++++ PROVIDED MATERIAL ++++
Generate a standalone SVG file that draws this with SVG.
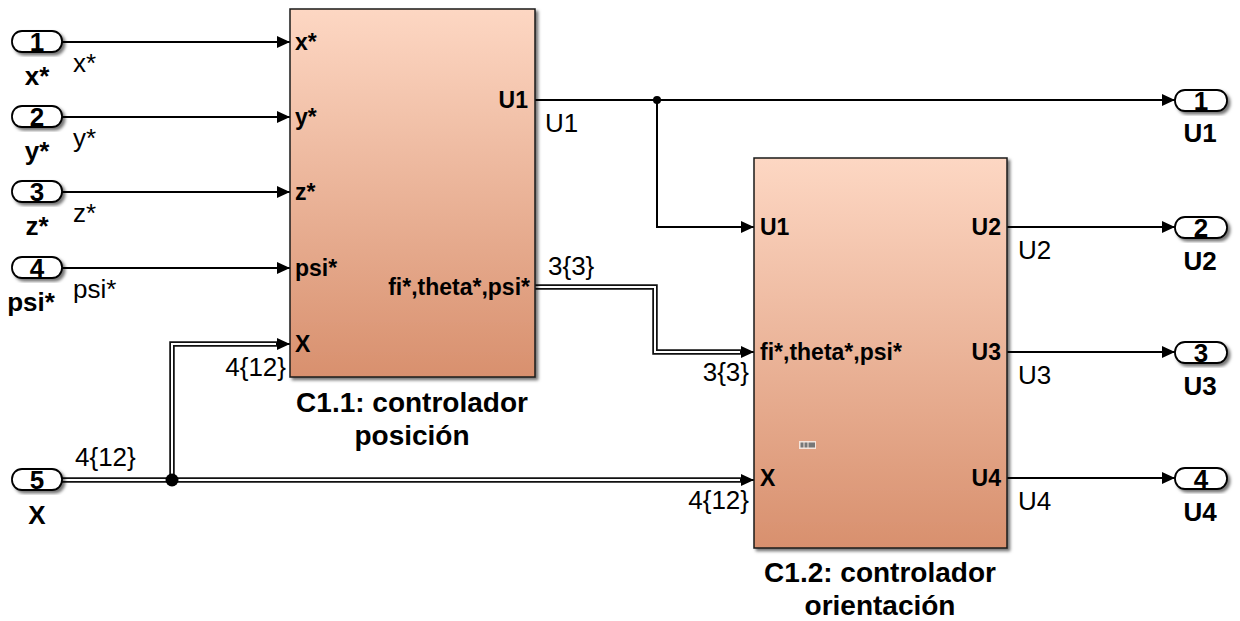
<svg xmlns="http://www.w3.org/2000/svg" width="1240" height="621" viewBox="0 0 1240 621">
<defs>
  <linearGradient id="blk" x1="0" y1="0" x2="0" y2="1">
    <stop offset="0" stop-color="#FDD7C3"/>
    <stop offset="1" stop-color="#D8906E"/>
  </linearGradient>
  <filter id="sh" x="-10%" y="-10%" width="130%" height="130%">
    <feDropShadow dx="2.5" dy="2.5" stdDeviation="1.5" flood-color="#000" flood-opacity="0.55"/>
  </filter>
  <marker id="arr" viewBox="0 0 13 12" refX="13" refY="6" markerWidth="13" markerHeight="12" markerUnits="userSpaceOnUse" orient="auto">
    <path d="M0,0 L13,6 L0,12 z" fill="#000"/>
  </marker>
</defs>
<style>
  .blk { fill: url(#blk); stroke: #1a1a1a; stroke-width: 1.5; filter: url(#sh); }
  .port { fill: #fff; stroke: #000; stroke-width: 1.8; filter: url(#sh); }
  .num { font-family: "Liberation Sans", Arial, sans-serif; font-weight: bold; font-size: 26px; text-anchor: middle; fill: #000; }
  .plab { font-family: "Liberation Sans", Arial, sans-serif; font-weight: bold; font-size: 26px; text-anchor: middle; fill: #000; }
  .pin { font-family: "Liberation Sans", Arial, sans-serif; font-weight: bold; font-size: 23px; fill: #000; }
  .pout { font-family: "Liberation Sans", Arial, sans-serif; font-weight: bold; font-size: 23px; fill: #000; text-anchor: end; }
  .title { font-family: "Liberation Sans", Arial, sans-serif; font-weight: bold; font-size: 28px; text-anchor: middle; fill: #000; }
  .sig { font-family: "Liberation Sans", Arial, sans-serif; font-size: 26px; fill: #000; }
  .sigr { font-family: "Liberation Sans", Arial, sans-serif; font-size: 26px; fill: #000; text-anchor: end; }
  .ln { fill: none; stroke: #000; stroke-width: 2; }
  .bus { fill: none; stroke: #111; stroke-width: 5.5; }
  .busin { fill: none; stroke: #fff; stroke-width: 2; }
</style>

<g id="connectors">
  <path class="ln" d="M62,42 H290" marker-end="url(#arr)"/>
  <path class="ln" d="M62,117 H290" marker-end="url(#arr)"/>
  <path class="ln" d="M62,192 H290" marker-end="url(#arr)"/>
  <path class="ln" d="M62,268 H290" marker-end="url(#arr)"/>
  <path class="ln" d="M535,100 H1175" marker-end="url(#arr)"/>
  <path class="ln" d="M657,100 V227 H754" marker-end="url(#arr)"/>
  <circle cx="657" cy="100" r="4" fill="#000"/>
  <path class="ln" d="M1007,227 H1175" marker-end="url(#arr)"/>
  <path class="ln" d="M1007,352 H1175" marker-end="url(#arr)"/>
  <path class="ln" d="M1007,478 H1175" marker-end="url(#arr)"/>
  <path class="bus" d="M62,480 H742"/>
  <path class="bus" d="M172,480 V344 H278"/>
  <path class="busin" d="M62,480 H742"/>
  <path class="busin" d="M172,480 V344 H278"/>
  <path class="ln" d="M740,480 H754" marker-end="url(#arr)"/>
  <path class="ln" d="M276,344 H290" marker-end="url(#arr)"/>
  <circle cx="172" cy="480" r="6.5" fill="#000"/>
  <path class="bus" d="M535,287 H655 V352 H742"/>
  <path class="busin" d="M535,287 H655 V352 H742"/>
  <path class="ln" d="M740,352 H754" marker-end="url(#arr)"/>
  <text class="sig" x="73" y="72">x*</text>
  <text class="sig" x="73" y="147">y*</text>
  <text class="sig" x="73" y="222">z*</text>
  <text class="sig" x="73" y="298">psi*</text>
  <text class="sig" x="75" y="466">4{12}</text>
  <text class="sigr" x="286" y="376">4{12}</text>
  <text class="sig" x="545" y="132">U1</text>
  <text class="sig" x="548" y="275">3{3}</text>
  <text class="sigr" x="749" y="381">3{3}</text>
  <text class="sigr" x="749" y="509">4{12}</text>
  <text class="sig" x="1018" y="259">U2</text>
  <text class="sig" x="1018" y="384">U3</text>
  <text class="sig" x="1018" y="510">U4</text>
</g>

<g id="in1">
  <rect class="port" x="12" y="31" width="50" height="21" rx="10" ry="10"/>
  <text class="num" x="37" y="51">1</text>
  <text class="plab" x="37" y="85">x*</text>
</g>
<g id="in2">
  <rect class="port" x="12" y="106" width="50" height="21" rx="10" ry="10"/>
  <text class="num" x="37" y="126">2</text>
  <text class="plab" x="37" y="160">y*</text>
</g>
<g id="in3">
  <rect class="port" x="12" y="181" width="50" height="21" rx="10" ry="10"/>
  <text class="num" x="37" y="201">3</text>
  <text class="plab" x="37" y="235">z*</text>
</g>
<g id="in4">
  <rect class="port" x="12" y="257" width="50" height="21" rx="10" ry="10"/>
  <text class="num" x="37" y="277">4</text>
  <text class="plab" x="31" y="311">psi*</text>
</g>
<g id="in5">
  <rect class="port" x="12" y="469" width="50" height="21" rx="10" ry="10"/>
  <text class="num" x="37" y="489">5</text>
  <text class="plab" x="37" y="524">X</text>
</g>

<g id="c11">
  <rect class="blk" x="290" y="9" width="245" height="368"/>
  <text class="pin" x="295" y="50">x*</text>
  <text class="pin" x="295" y="125">y*</text>
  <text class="pin" x="295" y="200">z*</text>
  <text class="pin" x="295" y="276">psi*</text>
  <text class="pin" x="295" y="352">X</text>
  <text class="pout" x="528" y="108">U1</text>
  <text class="pout" x="530" y="295">fi*,theta*,psi*</text>
  <text class="title" x="412" y="412">C1.1: controlador</text>
  <text class="title" x="412" y="445">posición</text>
</g>

<g id="c12">
  <rect class="blk" x="754" y="158" width="253" height="390"/>
  <text class="pin" x="760" y="235">U1</text>
  <text class="pin" x="760" y="360">fi*,theta*,psi*</text>
  <text class="pin" x="760" y="486">X</text>
  <text class="pout" x="1001" y="235">U2</text>
  <text class="pout" x="1001" y="360">U3</text>
  <text class="pout" x="1001" y="486">U4</text>
  <rect x="799" y="441" width="17" height="8" fill="#f4e4dc"/>
  <rect x="800.5" y="442.5" width="3" height="5" fill="#777"/>
  <rect x="804.5" y="442.5" width="3" height="5" fill="#777"/>
  <rect x="808.5" y="442.5" width="6.5" height="5" fill="#777"/>
  <text class="title" x="880" y="582">C1.2: controlador</text>
  <text class="title" x="880" y="615">orientación</text>
</g>

<g id="out1">
  <rect class="port" x="1175" y="90" width="52" height="21" rx="10" ry="10"/>
  <text class="num" x="1201" y="110">1</text>
  <text class="plab" x="1200" y="142">U1</text>
</g>
<g id="out2">
  <rect class="port" x="1175" y="217" width="52" height="21" rx="10" ry="10"/>
  <text class="num" x="1201" y="237">2</text>
  <text class="plab" x="1200" y="270">U2</text>
</g>
<g id="out3">
  <rect class="port" x="1175" y="342" width="52" height="21" rx="10" ry="10"/>
  <text class="num" x="1201" y="362">3</text>
  <text class="plab" x="1200" y="395">U3</text>
</g>
<g id="out4">
  <rect class="port" x="1175" y="468" width="52" height="21" rx="10" ry="10"/>
  <text class="num" x="1201" y="488">4</text>
  <text class="plab" x="1200" y="521">U4</text>
</g>
</svg>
++++
### [TASK OBJECTIVE]
Leave the pictures out and output the rest of the listing exactly.

### [SOLUTION TO THIS PROBLEM]
Generate a standalone SVG file that draws this with SVG.
<svg xmlns="http://www.w3.org/2000/svg" width="1240" height="621" viewBox="0 0 1240 621">
<defs>
  <linearGradient id="blk" x1="0" y1="0" x2="0" y2="1">
    <stop offset="0" stop-color="#FDD7C3"/>
    <stop offset="1" stop-color="#D8906E"/>
  </linearGradient>
  <filter id="sh" x="-10%" y="-10%" width="130%" height="130%">
    <feDropShadow dx="2.5" dy="2.5" stdDeviation="1.5" flood-color="#000" flood-opacity="0.55"/>
  </filter>
  <marker id="arr" viewBox="0 0 13 12" refX="13" refY="6" markerWidth="13" markerHeight="12" markerUnits="userSpaceOnUse" orient="auto">
    <path d="M0,0 L13,6 L0,12 z" fill="#000"/>
  </marker>
</defs>
<style>
  .blk { fill: url(#blk); stroke: #1a1a1a; stroke-width: 1.5; filter: url(#sh); }
  .port { fill: #fff; stroke: #000; stroke-width: 1.8; filter: url(#sh); }
  .num { font-family: "Liberation Sans", Arial, sans-serif; font-weight: bold; font-size: 26px; text-anchor: middle; fill: #000; }
  .plab { font-family: "Liberation Sans", Arial, sans-serif; font-weight: bold; font-size: 26px; text-anchor: middle; fill: #000; }
  .pin { font-family: "Liberation Sans", Arial, sans-serif; font-weight: bold; font-size: 23px; fill: #000; }
  .pout { font-family: "Liberation Sans", Arial, sans-serif; font-weight: bold; font-size: 23px; fill: #000; text-anchor: end; }
  .title { font-family: "Liberation Sans", Arial, sans-serif; font-weight: bold; font-size: 28px; text-anchor: middle; fill: #000; }
  .sig { font-family: "Liberation Sans", Arial, sans-serif; font-size: 26px; fill: #000; }
  .sigr { font-family: "Liberation Sans", Arial, sans-serif; font-size: 26px; fill: #000; text-anchor: end; }
  .ln { fill: none; stroke: #000; stroke-width: 2; }
  .bus { fill: none; stroke: #111; stroke-width: 5.5; }
  .busin { fill: none; stroke: #fff; stroke-width: 2; }
</style>

<g id="connectors">
  <path class="ln" d="M62,42 H290" marker-end="url(#arr)"/>
  <path class="ln" d="M62,117 H290" marker-end="url(#arr)"/>
  <path class="ln" d="M62,192 H290" marker-end="url(#arr)"/>
  <path class="ln" d="M62,268 H290" marker-end="url(#arr)"/>
  <path class="ln" d="M535,100 H1175" marker-end="url(#arr)"/>
  <path class="ln" d="M657,100 V227 H754" marker-end="url(#arr)"/>
  <circle cx="657" cy="100" r="4" fill="#000"/>
  <path class="ln" d="M1007,227 H1175" marker-end="url(#arr)"/>
  <path class="ln" d="M1007,352 H1175" marker-end="url(#arr)"/>
  <path class="ln" d="M1007,478 H1175" marker-end="url(#arr)"/>
  <path class="bus" d="M62,480 H742"/>
  <path class="bus" d="M172,480 V344 H278"/>
  <path class="busin" d="M62,480 H742"/>
  <path class="busin" d="M172,480 V344 H278"/>
  <path class="ln" d="M740,480 H754" marker-end="url(#arr)"/>
  <path class="ln" d="M276,344 H290" marker-end="url(#arr)"/>
  <circle cx="172" cy="480" r="6.5" fill="#000"/>
  <path class="bus" d="M535,287 H655 V352 H742"/>
  <path class="busin" d="M535,287 H655 V352 H742"/>
  <path class="ln" d="M740,352 H754" marker-end="url(#arr)"/>
  <text class="sig" x="73" y="72">x*</text>
  <text class="sig" x="73" y="147">y*</text>
  <text class="sig" x="73" y="222">z*</text>
  <text class="sig" x="73" y="298">psi*</text>
  <text class="sig" x="75" y="466">4{12}</text>
  <text class="sigr" x="286" y="376">4{12}</text>
  <text class="sig" x="545" y="132">U1</text>
  <text class="sig" x="548" y="275">3{3}</text>
  <text class="sigr" x="749" y="381">3{3}</text>
  <text class="sigr" x="749" y="509">4{12}</text>
  <text class="sig" x="1018" y="259">U2</text>
  <text class="sig" x="1018" y="384">U3</text>
  <text class="sig" x="1018" y="510">U4</text>
</g>

<g id="in1">
  <rect class="port" x="12" y="31" width="50" height="21" rx="10" ry="10"/>
  <text class="num" x="37" y="51">1</text>
  <text class="plab" x="37" y="85">x*</text>
</g>
<g id="in2">
  <rect class="port" x="12" y="106" width="50" height="21" rx="10" ry="10"/>
  <text class="num" x="37" y="126">2</text>
  <text class="plab" x="37" y="160">y*</text>
</g>
<g id="in3">
  <rect class="port" x="12" y="181" width="50" height="21" rx="10" ry="10"/>
  <text class="num" x="37" y="201">3</text>
  <text class="plab" x="37" y="235">z*</text>
</g>
<g id="in4">
  <rect class="port" x="12" y="257" width="50" height="21" rx="10" ry="10"/>
  <text class="num" x="37" y="277">4</text>
  <text class="plab" x="31" y="311">psi*</text>
</g>
<g id="in5">
  <rect class="port" x="12" y="469" width="50" height="21" rx="10" ry="10"/>
  <text class="num" x="37" y="489">5</text>
  <text class="plab" x="37" y="524">X</text>
</g>

<g id="c11">
  <rect class="blk" x="290" y="9" width="245" height="368"/>
  <text class="pin" x="295" y="50">x*</text>
  <text class="pin" x="295" y="125">y*</text>
  <text class="pin" x="295" y="200">z*</text>
  <text class="pin" x="295" y="276">psi*</text>
  <text class="pin" x="295" y="352">X</text>
  <text class="pout" x="528" y="108">U1</text>
  <text class="pout" x="530" y="295">fi*,theta*,psi*</text>
  <text class="title" x="412" y="412">C1.1: controlador</text>
  <text class="title" x="412" y="445">posición</text>
</g>

<g id="c12">
  <rect class="blk" x="754" y="158" width="253" height="390"/>
  <text class="pin" x="760" y="235">U1</text>
  <text class="pin" x="760" y="360">fi*,theta*,psi*</text>
  <text class="pin" x="760" y="486">X</text>
  <text class="pout" x="1001" y="235">U2</text>
  <text class="pout" x="1001" y="360">U3</text>
  <text class="pout" x="1001" y="486">U4</text>
  <rect x="799" y="441" width="17" height="8" fill="#f4e4dc"/>
  <rect x="800.5" y="442.5" width="3" height="5" fill="#777"/>
  <rect x="804.5" y="442.5" width="3" height="5" fill="#777"/>
  <rect x="808.5" y="442.5" width="6.5" height="5" fill="#777"/>
  <text class="title" x="880" y="582">C1.2: controlador</text>
  <text class="title" x="880" y="615">orientación</text>
</g>

<g id="out1">
  <rect class="port" x="1175" y="90" width="52" height="21" rx="10" ry="10"/>
  <text class="num" x="1201" y="110">1</text>
  <text class="plab" x="1200" y="142">U1</text>
</g>
<g id="out2">
  <rect class="port" x="1175" y="217" width="52" height="21" rx="10" ry="10"/>
  <text class="num" x="1201" y="237">2</text>
  <text class="plab" x="1200" y="270">U2</text>
</g>
<g id="out3">
  <rect class="port" x="1175" y="342" width="52" height="21" rx="10" ry="10"/>
  <text class="num" x="1201" y="362">3</text>
  <text class="plab" x="1200" y="395">U3</text>
</g>
<g id="out4">
  <rect class="port" x="1175" y="468" width="52" height="21" rx="10" ry="10"/>
  <text class="num" x="1201" y="488">4</text>
  <text class="plab" x="1200" y="521">U4</text>
</g>
</svg>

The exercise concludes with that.